● What you will do
Write out each record below exactly as it appears, with no pictures.

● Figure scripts
※ ※ ※

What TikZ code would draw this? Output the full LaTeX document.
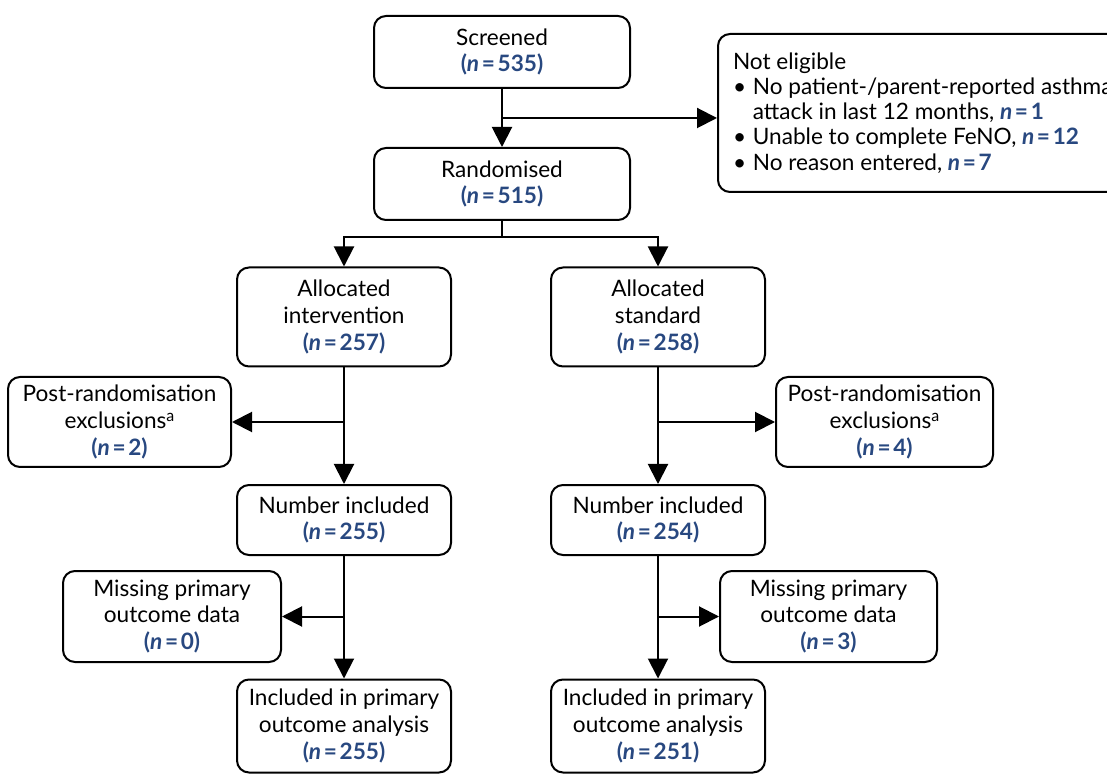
\documentclass[tikz,border=0pt]{standalone}
\usepackage{fontspec}
\setmainfont{Lato}
\usetikzlibrary{arrows.meta}
\definecolor{nblue}{RGB}{40,72,128}
\newcommand{\nval}[1]{\textcolor{nblue}{\bfseries(\textit{n}\kern0.12em=\kern0.12em#1)}}
\newcommand{\nbare}[1]{\textcolor{nblue}{\bfseries\textit{n}\kern0.12em=\kern0.12em#1}}
\newcommand{\supa}{\raisebox{0.6ex}{\fontsize{8}{8}\selectfont a}}
\newcommand{\bul}{\textbullet\kern0.3em}
\tikzset{
  box/.style={draw, line width=1pt, rounded corners=6pt, align=center,
    inner sep=2pt, font=\fontsize{11.3}{13.4}\selectfont},
  arr/.style={line width=1pt, -{Triangle[length=10pt, width=10pt]}},
  link/.style={line width=1pt},
}
\begin{document}
\begin{tikzpicture}[x=0.5pt, y=-0.5pt]
      \useasboundingbox (0,0) rectangle (1107,774);
      %
      \node[box, minimum width=128pt, minimum height=36pt] (screened) at (502,52)
        {Screened\\\nval{535}};                                   % top
      \node[box, minimum width=128pt, minimum height=36pt] (random) at (502,184)
        {Randomised\\\nval{515}};
      \node[box, anchor=west, align=left, inner xsep=7.5pt,
            minimum height=79pt, font=\fontsize{11.3}{12.6}\selectfont] (noteligible) at (717,113)
        {Not eligible\\
         \bul No patient-/parent-reported asthma\\
         \hphantom{\bul}attack in last 12 months, \nbare{1}\\
         \bul Unable to complete FeNO, \nbare{12}\\
         \bul No reason entered, \nbare{7}};
      %
      \node[box, minimum width=107pt, minimum height=49.5pt] (allocint) at (344,317)
        {Allocated\\intervention\\\nval{257}};                    % allocation
      \node[box, minimum width=107pt, minimum height=49.5pt] (allocstd) at (658,317)
        {Allocated\\standard\\\nval{258}};
      %
      \node[box, minimum width=111.5pt, minimum height=45pt] (exclint) at (119.5,422)
        {Post-randomisation\\exclusions\supa\\\nval{2}};
      \node[box, minimum width=108.5pt, minimum height=45pt] (exclstd) at (884.5,422)
        {Post-randomisation\\exclusions\supa\\\nval{4}};
      %
      \node[box, minimum width=107pt, minimum height=35pt] (numint) at (344,520)
        {Number included\\\nval{255}};                             % included
      \node[box, minimum width=107pt, minimum height=35pt] (numstd) at (658,520)
        {Number included\\\nval{254}};
      %
      \node[box, minimum width=109pt, minimum height=45.5pt] (missint) at (172,616.5)
        {Missing primary\\outcome data\\\nval{0}};
      \node[box, minimum width=108.5pt, minimum height=45.5pt] (missstd) at (828.5,616.5)
        {Missing primary\\outcome data\\\nval{3}};
      %
      \node[box, minimum width=107pt, minimum height=46.5pt] (primint) at (344,726)
        {Included in primary\\outcome analysis\\\nval{255}};       % analysis
      \node[box, minimum width=107pt, minimum height=46.5pt] (primstd) at (658,726)
        {Included in primary\\outcome analysis\\\nval{251}};
      %
      \coordinate (elig) at (502,118);
      \coordinate (split) at (502,237);
      %
      \draw[arr] (screened) -- (random);
      \draw[arr] (elig) -- (elig -| noteligible.west);
      \draw[link] (random) -- (split);
      \draw[arr] (split) -| (allocint);
      \draw[arr] (split) -| (allocstd);
      %%
      \draw[arr] (allocint) -- (numint);                       % left arm
      \draw[arr] (allocint |- exclint) -- (exclint);
      \draw[arr] (numint) -- (primint);
      \draw[arr] (numint |- missint) -- (missint);
      %%
      \draw[arr] (allocstd) -- (numstd);                       % right arm
      \draw[arr] (allocstd |- exclstd) -- (exclstd);
      \draw[arr] (numstd) -- (primstd);
      \draw[arr] (numstd |- missstd) -- (missstd);
      %
\end{tikzpicture}
\end{document}
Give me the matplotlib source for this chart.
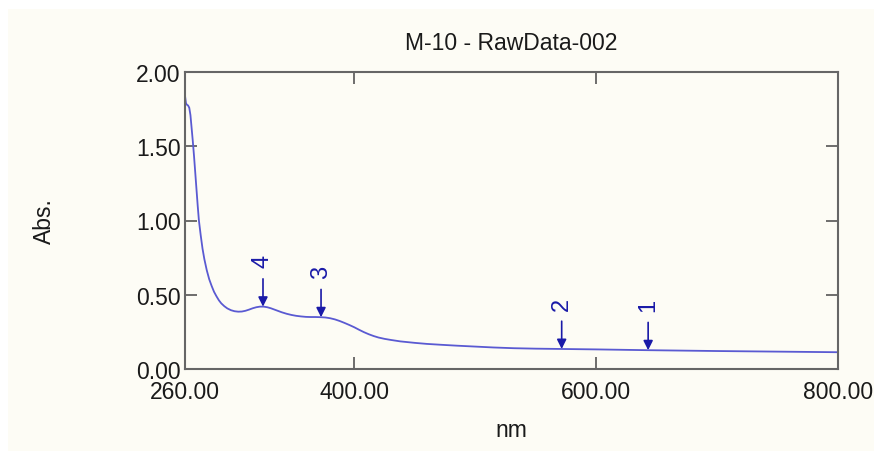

※ ※ ※

● Problem solution
What TikZ code would draw this? Output the full LaTeX document.
\documentclass[tikz,border=0pt]{standalone}
\usepackage{fontspec}
\setmainfont{Lato}
\usetikzlibrary{arrows.meta}
\definecolor{nblue}{RGB}{40,72,128}
\newcommand{\nval}[1]{\textcolor{nblue}{\bfseries(\textit{n}\kern0.12em=\kern0.12em#1)}}
\newcommand{\nbare}[1]{\textcolor{nblue}{\bfseries\textit{n}\kern0.12em=\kern0.12em#1}}
\newcommand{\supa}{\raisebox{0.6ex}{\fontsize{8}{8}\selectfont a}}
\newcommand{\bul}{\textbullet\kern0.3em}
\tikzset{
  box/.style={draw, line width=1pt, rounded corners=6pt, align=center,
    inner sep=2pt, font=\fontsize{11.3}{13.4}\selectfont},
  arr/.style={line width=1pt, -{Triangle[length=10pt, width=10pt]}},
  link/.style={line width=1pt},
}
\begin{document}
\begin{tikzpicture}[x=0.5pt, y=-0.5pt]
      \useasboundingbox (0,0) rectangle (1107,774);
      %
      \node[box, minimum width=128pt, minimum height=36pt] (screened) at (502,52)
        {Screened\\\nval{535}};                                   % top
      \node[box, minimum width=128pt, minimum height=36pt] (random) at (502,184)
        {Randomised\\\nval{515}};
      \node[box, anchor=west, align=left, inner xsep=7.5pt,
            minimum height=79pt, font=\fontsize{11.3}{12.6}\selectfont] (noteligible) at (717,113)
        {Not eligible\\
         \bul No patient-/parent-reported asthma\\
         \hphantom{\bul}attack in last 12 months, \nbare{1}\\
         \bul Unable to complete FeNO, \nbare{12}\\
         \bul No reason entered, \nbare{7}};
      %
      \node[box, minimum width=107pt, minimum height=49.5pt] (allocint) at (344,317)
        {Allocated\\intervention\\\nval{257}};                    % allocation
      \node[box, minimum width=107pt, minimum height=49.5pt] (allocstd) at (658,317)
        {Allocated\\standard\\\nval{258}};
      %
      \node[box, minimum width=111.5pt, minimum height=45pt] (exclint) at (119.5,422)
        {Post-randomisation\\exclusions\supa\\\nval{2}};
      \node[box, minimum width=108.5pt, minimum height=45pt] (exclstd) at (884.5,422)
        {Post-randomisation\\exclusions\supa\\\nval{4}};
      %
      \node[box, minimum width=107pt, minimum height=35pt] (numint) at (344,520)
        {Number included\\\nval{255}};                             % included
      \node[box, minimum width=107pt, minimum height=35pt] (numstd) at (658,520)
        {Number included\\\nval{254}};
      %
      \node[box, minimum width=109pt, minimum height=45.5pt] (missint) at (172,616.5)
        {Missing primary\\outcome data\\\nval{0}};
      \node[box, minimum width=108.5pt, minimum height=45.5pt] (missstd) at (828.5,616.5)
        {Missing primary\\outcome data\\\nval{3}};
      %
      \node[box, minimum width=107pt, minimum height=46.5pt] (primint) at (344,726)
        {Included in primary\\outcome analysis\\\nval{255}};       % analysis
      \node[box, minimum width=107pt, minimum height=46.5pt] (primstd) at (658,726)
        {Included in primary\\outcome analysis\\\nval{251}};
      %
      \coordinate (elig) at (502,118);
      \coordinate (split) at (502,237);
      %
      \draw[arr] (screened) -- (random);
      \draw[arr] (elig) -- (elig -| noteligible.west);
      \draw[link] (random) -- (split);
      \draw[arr] (split) -| (allocint);
      \draw[arr] (split) -| (allocstd);
      %%
      \draw[arr] (allocint) -- (numint);                       % left arm
      \draw[arr] (allocint |- exclint) -- (exclint);
      \draw[arr] (numint) -- (primint);
      \draw[arr] (numint |- missint) -- (missint);
      %%
      \draw[arr] (allocstd) -- (numstd);                       % right arm
      \draw[arr] (allocstd |- exclstd) -- (exclstd);
      \draw[arr] (numstd) -- (primstd);
      \draw[arr] (numstd |- missstd) -- (missstd);
      %
\end{tikzpicture}
\end{document}
Give me the matplotlib source for this chart.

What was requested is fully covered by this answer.